- Aim of the exercise
Using the data beneath this instruction, retype only the lines from the one that contains "Emit a web page" down to the one that contains "const axisLeftX = 92.5, axisBottomY", both included, exactly as they appear.

___ Stored rows

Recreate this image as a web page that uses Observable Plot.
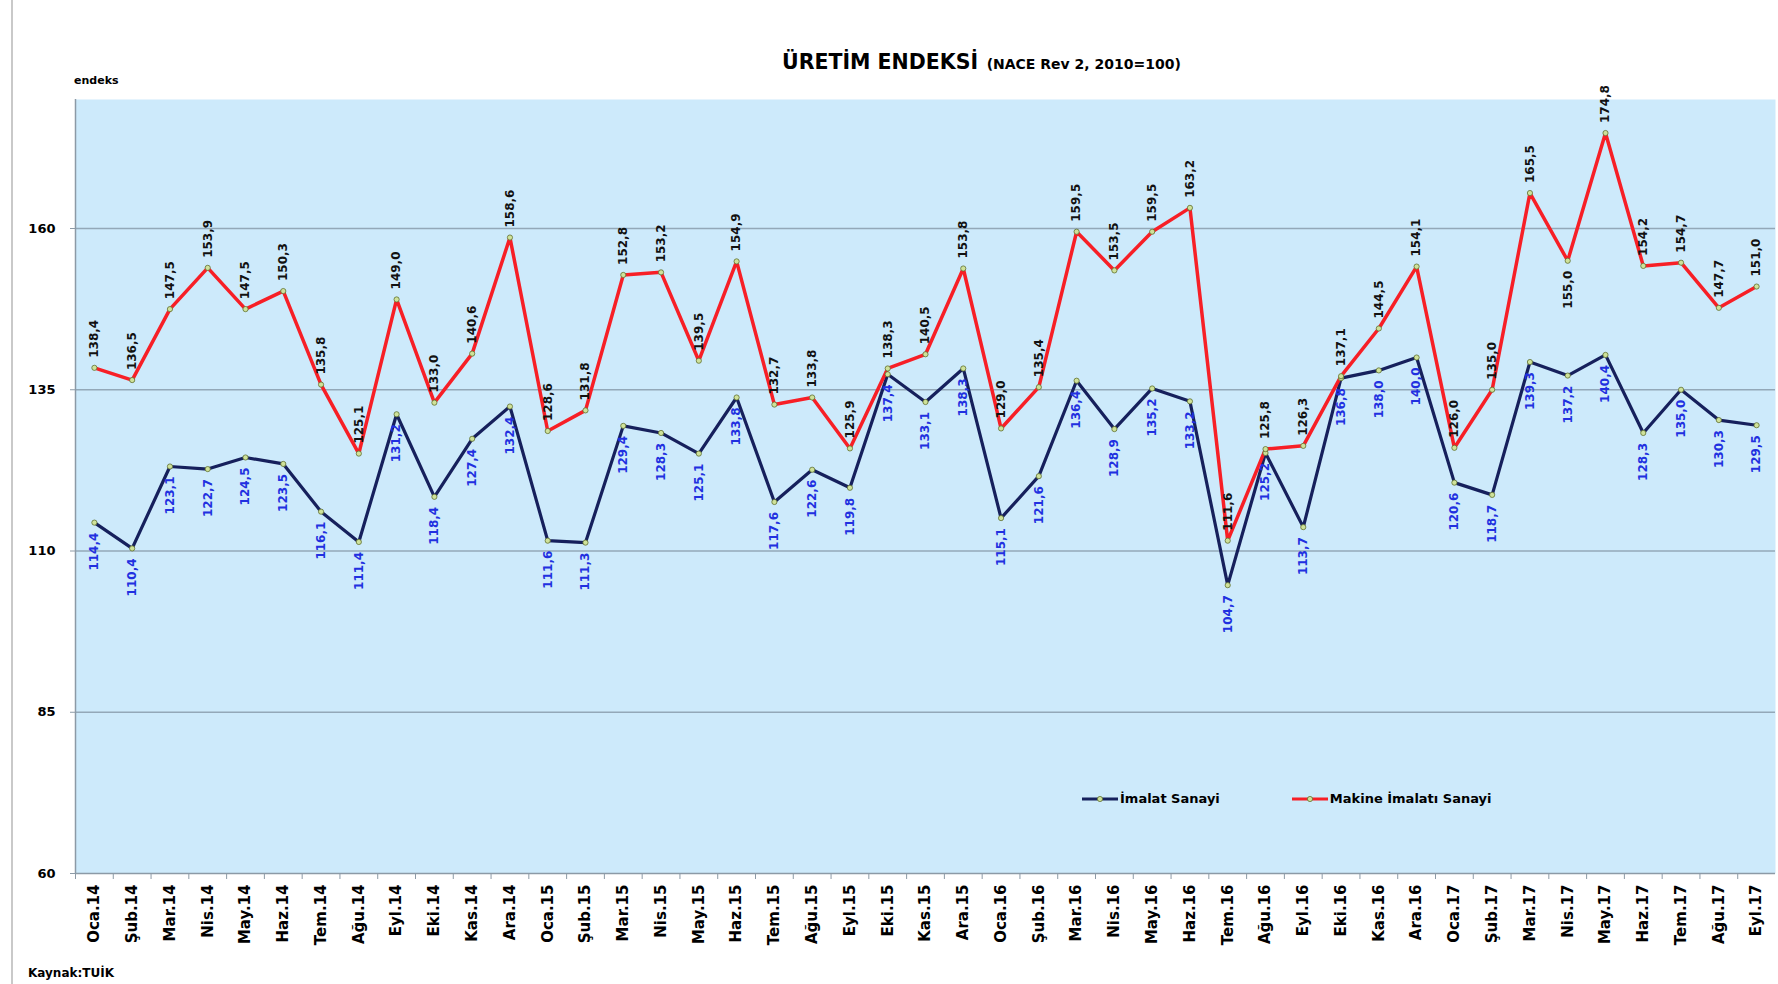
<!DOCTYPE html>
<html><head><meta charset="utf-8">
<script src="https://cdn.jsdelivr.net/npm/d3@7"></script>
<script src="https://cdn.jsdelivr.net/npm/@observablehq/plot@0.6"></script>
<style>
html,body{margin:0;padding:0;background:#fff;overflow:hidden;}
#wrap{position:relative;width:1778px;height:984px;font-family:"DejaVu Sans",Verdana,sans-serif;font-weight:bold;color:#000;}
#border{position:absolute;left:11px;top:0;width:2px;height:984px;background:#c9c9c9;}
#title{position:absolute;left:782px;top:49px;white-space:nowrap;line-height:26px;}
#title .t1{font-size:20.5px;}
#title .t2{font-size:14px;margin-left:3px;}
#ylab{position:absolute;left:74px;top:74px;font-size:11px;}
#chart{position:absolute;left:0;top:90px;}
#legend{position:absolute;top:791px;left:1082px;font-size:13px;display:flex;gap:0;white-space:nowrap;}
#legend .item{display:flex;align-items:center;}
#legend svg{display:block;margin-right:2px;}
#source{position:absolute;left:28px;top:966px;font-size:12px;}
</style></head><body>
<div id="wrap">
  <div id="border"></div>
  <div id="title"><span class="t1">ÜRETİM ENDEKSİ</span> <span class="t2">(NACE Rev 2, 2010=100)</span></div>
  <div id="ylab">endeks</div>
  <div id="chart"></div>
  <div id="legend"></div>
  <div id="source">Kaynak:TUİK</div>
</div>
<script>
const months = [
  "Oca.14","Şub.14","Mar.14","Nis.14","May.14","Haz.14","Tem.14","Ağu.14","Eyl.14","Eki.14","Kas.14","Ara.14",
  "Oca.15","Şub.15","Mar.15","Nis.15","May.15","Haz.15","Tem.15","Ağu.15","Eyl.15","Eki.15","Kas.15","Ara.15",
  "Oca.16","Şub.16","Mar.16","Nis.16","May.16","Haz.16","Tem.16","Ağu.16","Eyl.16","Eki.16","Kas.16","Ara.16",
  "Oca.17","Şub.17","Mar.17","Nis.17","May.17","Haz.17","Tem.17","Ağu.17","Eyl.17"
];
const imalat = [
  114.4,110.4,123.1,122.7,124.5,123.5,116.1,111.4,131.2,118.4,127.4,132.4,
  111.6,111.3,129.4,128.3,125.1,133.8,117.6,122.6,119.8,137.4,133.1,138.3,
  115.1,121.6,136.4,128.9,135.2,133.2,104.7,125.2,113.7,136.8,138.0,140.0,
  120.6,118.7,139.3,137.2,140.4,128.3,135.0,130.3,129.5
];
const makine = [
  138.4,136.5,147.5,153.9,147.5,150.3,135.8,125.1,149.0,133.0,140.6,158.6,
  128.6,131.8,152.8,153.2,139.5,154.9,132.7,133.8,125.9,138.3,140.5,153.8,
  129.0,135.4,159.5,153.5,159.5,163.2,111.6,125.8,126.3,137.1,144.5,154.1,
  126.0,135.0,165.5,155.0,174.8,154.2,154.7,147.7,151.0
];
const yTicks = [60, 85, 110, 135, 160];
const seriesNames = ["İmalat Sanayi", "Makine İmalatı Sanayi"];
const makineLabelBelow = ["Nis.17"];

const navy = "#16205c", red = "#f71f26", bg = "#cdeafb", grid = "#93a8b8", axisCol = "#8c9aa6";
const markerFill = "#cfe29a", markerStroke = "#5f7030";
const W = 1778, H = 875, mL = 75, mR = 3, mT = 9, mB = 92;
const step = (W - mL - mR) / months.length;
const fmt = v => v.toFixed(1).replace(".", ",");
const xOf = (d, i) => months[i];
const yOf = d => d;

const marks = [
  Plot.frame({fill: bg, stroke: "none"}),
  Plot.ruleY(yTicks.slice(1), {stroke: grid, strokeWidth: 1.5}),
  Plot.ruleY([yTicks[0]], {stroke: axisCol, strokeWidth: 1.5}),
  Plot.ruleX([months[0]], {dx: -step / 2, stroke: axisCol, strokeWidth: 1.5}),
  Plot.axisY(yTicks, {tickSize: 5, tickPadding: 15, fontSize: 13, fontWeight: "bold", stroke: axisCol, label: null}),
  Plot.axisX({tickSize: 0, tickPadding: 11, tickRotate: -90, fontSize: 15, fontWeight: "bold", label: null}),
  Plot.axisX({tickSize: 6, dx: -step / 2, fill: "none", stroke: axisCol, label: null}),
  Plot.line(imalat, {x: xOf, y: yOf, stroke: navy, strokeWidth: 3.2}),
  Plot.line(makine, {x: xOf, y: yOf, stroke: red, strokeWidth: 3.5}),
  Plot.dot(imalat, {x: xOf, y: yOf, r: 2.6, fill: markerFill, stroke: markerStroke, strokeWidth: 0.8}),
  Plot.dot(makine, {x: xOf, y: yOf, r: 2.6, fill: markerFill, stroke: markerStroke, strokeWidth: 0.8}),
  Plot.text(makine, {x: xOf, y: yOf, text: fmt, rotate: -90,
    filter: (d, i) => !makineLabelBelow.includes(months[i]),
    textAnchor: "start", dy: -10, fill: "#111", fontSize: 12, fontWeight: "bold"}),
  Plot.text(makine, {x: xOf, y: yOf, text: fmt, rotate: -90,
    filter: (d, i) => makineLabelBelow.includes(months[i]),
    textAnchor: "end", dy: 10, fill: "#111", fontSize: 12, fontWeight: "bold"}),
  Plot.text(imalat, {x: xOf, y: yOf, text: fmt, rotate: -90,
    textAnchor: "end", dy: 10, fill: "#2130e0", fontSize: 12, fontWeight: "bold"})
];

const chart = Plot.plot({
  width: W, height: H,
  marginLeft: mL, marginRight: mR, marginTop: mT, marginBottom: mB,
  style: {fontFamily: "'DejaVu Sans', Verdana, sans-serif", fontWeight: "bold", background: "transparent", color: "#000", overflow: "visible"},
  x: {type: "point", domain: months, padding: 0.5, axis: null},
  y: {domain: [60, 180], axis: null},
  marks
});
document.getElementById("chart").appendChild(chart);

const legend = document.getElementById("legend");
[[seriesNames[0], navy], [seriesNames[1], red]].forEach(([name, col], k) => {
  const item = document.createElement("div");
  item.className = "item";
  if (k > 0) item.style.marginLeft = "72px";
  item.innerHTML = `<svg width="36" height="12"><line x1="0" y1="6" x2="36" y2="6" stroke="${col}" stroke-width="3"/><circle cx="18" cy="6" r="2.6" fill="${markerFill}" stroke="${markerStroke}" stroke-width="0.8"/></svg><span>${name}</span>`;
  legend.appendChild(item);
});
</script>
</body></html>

______
___ Stored rows

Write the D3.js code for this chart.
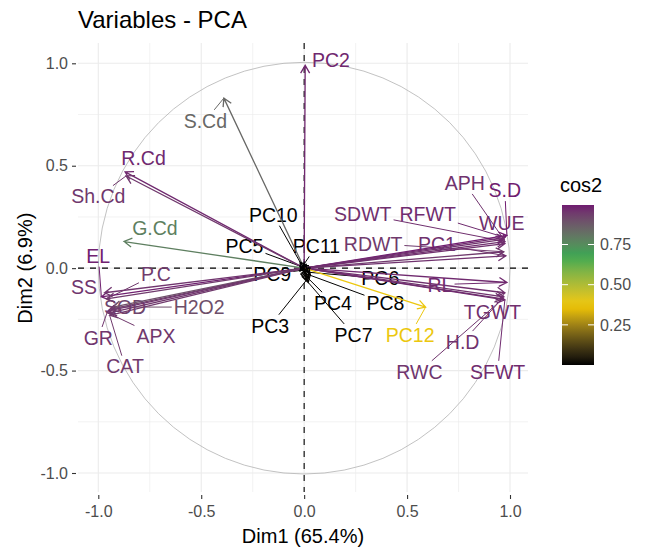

______
___ Stored rows

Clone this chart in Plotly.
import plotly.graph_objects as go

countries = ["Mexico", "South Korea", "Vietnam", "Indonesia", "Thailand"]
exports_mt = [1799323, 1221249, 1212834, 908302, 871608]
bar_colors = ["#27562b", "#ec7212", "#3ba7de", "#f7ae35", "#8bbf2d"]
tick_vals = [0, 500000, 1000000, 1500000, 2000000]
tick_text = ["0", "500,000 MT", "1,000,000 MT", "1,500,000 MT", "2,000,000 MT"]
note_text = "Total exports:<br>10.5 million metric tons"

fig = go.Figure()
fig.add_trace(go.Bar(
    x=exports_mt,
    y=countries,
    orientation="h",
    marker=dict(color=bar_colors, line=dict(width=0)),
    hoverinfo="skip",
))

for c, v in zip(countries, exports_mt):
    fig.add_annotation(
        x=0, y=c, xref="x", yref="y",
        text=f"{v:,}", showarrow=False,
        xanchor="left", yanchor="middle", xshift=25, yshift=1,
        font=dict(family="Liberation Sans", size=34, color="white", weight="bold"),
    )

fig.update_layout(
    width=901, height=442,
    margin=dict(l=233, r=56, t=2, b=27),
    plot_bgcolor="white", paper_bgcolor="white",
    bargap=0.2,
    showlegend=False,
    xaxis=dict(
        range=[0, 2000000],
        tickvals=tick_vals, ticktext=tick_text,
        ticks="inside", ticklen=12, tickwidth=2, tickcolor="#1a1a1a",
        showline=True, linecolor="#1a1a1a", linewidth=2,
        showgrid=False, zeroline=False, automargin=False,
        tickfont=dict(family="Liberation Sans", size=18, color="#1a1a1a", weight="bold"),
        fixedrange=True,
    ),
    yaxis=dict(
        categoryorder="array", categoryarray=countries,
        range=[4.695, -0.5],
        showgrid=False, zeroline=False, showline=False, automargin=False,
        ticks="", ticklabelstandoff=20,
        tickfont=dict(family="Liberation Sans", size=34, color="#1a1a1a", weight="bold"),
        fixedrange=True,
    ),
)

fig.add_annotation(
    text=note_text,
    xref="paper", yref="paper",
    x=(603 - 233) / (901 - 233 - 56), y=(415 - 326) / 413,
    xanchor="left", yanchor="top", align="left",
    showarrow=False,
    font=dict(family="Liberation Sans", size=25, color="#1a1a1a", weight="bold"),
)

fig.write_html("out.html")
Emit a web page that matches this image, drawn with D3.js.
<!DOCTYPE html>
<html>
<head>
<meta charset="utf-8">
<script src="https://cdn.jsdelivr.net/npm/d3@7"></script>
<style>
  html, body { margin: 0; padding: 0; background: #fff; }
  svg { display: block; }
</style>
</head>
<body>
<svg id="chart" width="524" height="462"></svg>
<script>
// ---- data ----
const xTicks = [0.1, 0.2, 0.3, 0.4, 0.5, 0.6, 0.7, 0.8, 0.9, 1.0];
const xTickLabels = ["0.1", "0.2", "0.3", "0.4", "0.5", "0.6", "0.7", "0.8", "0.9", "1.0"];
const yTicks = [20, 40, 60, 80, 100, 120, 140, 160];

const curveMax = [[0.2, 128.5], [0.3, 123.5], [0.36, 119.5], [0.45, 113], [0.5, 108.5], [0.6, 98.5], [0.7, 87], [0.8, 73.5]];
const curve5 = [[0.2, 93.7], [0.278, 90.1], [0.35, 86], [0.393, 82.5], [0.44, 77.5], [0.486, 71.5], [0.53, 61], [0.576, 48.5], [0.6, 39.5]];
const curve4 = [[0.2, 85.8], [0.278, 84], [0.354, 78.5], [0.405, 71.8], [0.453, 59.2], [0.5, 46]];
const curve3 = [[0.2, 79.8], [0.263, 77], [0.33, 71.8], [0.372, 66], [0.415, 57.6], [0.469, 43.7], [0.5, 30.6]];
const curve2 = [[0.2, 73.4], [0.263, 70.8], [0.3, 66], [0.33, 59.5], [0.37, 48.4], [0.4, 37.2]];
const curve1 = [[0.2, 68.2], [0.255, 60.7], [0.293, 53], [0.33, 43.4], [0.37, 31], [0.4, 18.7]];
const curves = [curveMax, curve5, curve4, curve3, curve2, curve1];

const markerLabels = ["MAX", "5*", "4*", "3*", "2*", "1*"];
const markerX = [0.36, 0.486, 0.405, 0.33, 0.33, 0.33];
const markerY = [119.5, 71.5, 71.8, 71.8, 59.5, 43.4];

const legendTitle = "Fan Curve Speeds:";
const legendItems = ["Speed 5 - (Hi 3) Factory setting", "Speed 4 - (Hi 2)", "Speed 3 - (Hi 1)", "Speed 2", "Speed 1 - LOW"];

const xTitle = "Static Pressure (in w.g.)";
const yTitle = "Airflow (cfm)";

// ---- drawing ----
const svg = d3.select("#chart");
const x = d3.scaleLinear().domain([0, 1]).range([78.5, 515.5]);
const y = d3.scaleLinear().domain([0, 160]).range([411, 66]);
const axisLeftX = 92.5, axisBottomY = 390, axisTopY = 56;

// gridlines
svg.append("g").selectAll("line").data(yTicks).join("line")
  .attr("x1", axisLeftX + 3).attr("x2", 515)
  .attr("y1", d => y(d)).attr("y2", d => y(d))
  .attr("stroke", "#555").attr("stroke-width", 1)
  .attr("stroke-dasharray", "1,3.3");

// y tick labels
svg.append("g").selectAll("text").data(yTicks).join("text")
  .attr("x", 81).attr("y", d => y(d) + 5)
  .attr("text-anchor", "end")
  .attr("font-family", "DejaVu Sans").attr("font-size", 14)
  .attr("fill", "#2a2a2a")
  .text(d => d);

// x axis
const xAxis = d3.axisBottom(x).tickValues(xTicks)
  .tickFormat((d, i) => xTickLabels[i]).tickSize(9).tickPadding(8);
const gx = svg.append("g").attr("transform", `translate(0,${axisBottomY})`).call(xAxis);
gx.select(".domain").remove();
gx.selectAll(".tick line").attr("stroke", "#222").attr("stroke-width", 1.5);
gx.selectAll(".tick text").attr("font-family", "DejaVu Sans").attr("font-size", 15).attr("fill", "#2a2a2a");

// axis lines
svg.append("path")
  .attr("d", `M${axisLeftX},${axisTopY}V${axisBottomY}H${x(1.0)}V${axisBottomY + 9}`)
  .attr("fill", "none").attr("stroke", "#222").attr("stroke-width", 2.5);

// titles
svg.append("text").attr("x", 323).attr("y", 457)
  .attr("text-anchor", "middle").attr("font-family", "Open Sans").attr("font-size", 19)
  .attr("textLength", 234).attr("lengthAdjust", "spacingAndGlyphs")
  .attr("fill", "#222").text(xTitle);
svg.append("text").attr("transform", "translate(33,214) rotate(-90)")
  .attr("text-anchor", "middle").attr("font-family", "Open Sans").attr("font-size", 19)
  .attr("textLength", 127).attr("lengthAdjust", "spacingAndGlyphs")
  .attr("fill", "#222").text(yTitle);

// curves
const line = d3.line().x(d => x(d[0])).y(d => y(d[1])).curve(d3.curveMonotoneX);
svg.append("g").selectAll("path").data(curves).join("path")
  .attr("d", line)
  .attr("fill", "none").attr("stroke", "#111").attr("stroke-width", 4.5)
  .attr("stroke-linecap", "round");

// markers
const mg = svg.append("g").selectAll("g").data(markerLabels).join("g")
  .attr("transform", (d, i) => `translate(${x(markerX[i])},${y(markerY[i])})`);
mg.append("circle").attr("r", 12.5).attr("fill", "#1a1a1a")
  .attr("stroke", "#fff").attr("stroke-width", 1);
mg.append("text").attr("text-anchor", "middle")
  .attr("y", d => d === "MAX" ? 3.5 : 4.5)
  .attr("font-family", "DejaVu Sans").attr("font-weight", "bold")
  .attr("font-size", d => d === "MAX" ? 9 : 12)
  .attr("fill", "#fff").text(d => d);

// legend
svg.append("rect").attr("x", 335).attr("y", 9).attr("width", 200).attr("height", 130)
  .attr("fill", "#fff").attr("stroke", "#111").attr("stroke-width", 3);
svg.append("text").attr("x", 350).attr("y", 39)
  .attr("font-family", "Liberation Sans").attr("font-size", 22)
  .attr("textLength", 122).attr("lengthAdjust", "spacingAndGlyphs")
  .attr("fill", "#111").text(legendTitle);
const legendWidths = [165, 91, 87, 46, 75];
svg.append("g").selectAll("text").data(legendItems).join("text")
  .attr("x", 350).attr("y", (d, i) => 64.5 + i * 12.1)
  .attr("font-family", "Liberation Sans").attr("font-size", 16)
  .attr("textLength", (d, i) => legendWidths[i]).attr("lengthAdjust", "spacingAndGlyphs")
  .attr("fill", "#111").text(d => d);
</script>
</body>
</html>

______

- Response to the exercise
Emit a web page that matches this image, drawn with D3.js.
<!DOCTYPE html>
<html>
<head>
<meta charset="utf-8">
<script src="https://cdn.jsdelivr.net/npm/d3@7"></script>
<style>
  html, body { margin: 0; padding: 0; background: #fff; }
  svg { display: block; }
</style>
</head>
<body>
<svg id="chart" width="524" height="462"></svg>
<script>
// ---- data ----
const xTicks = [0.1, 0.2, 0.3, 0.4, 0.5, 0.6, 0.7, 0.8, 0.9, 1.0];
const xTickLabels = ["0.1", "0.2", "0.3", "0.4", "0.5", "0.6", "0.7", "0.8", "0.9", "1.0"];
const yTicks = [20, 40, 60, 80, 100, 120, 140, 160];

const curveMax = [[0.2, 128.5], [0.3, 123.5], [0.36, 119.5], [0.45, 113], [0.5, 108.5], [0.6, 98.5], [0.7, 87], [0.8, 73.5]];
const curve5 = [[0.2, 93.7], [0.278, 90.1], [0.35, 86], [0.393, 82.5], [0.44, 77.5], [0.486, 71.5], [0.53, 61], [0.576, 48.5], [0.6, 39.5]];
const curve4 = [[0.2, 85.8], [0.278, 84], [0.354, 78.5], [0.405, 71.8], [0.453, 59.2], [0.5, 46]];
const curve3 = [[0.2, 79.8], [0.263, 77], [0.33, 71.8], [0.372, 66], [0.415, 57.6], [0.469, 43.7], [0.5, 30.6]];
const curve2 = [[0.2, 73.4], [0.263, 70.8], [0.3, 66], [0.33, 59.5], [0.37, 48.4], [0.4, 37.2]];
const curve1 = [[0.2, 68.2], [0.255, 60.7], [0.293, 53], [0.33, 43.4], [0.37, 31], [0.4, 18.7]];
const curves = [curveMax, curve5, curve4, curve3, curve2, curve1];

const markerLabels = ["MAX", "5*", "4*", "3*", "2*", "1*"];
const markerX = [0.36, 0.486, 0.405, 0.33, 0.33, 0.33];
const markerY = [119.5, 71.5, 71.8, 71.8, 59.5, 43.4];

const legendTitle = "Fan Curve Speeds:";
const legendItems = ["Speed 5 - (Hi 3) Factory setting", "Speed 4 - (Hi 2)", "Speed 3 - (Hi 1)", "Speed 2", "Speed 1 - LOW"];

const xTitle = "Static Pressure (in w.g.)";
const yTitle = "Airflow (cfm)";

// ---- drawing ----
const svg = d3.select("#chart");
const x = d3.scaleLinear().domain([0, 1]).range([78.5, 515.5]);
const y = d3.scaleLinear().domain([0, 160]).range([411, 66]);
const axisLeftX = 92.5, axisBottomY = 390, axisTopY = 56;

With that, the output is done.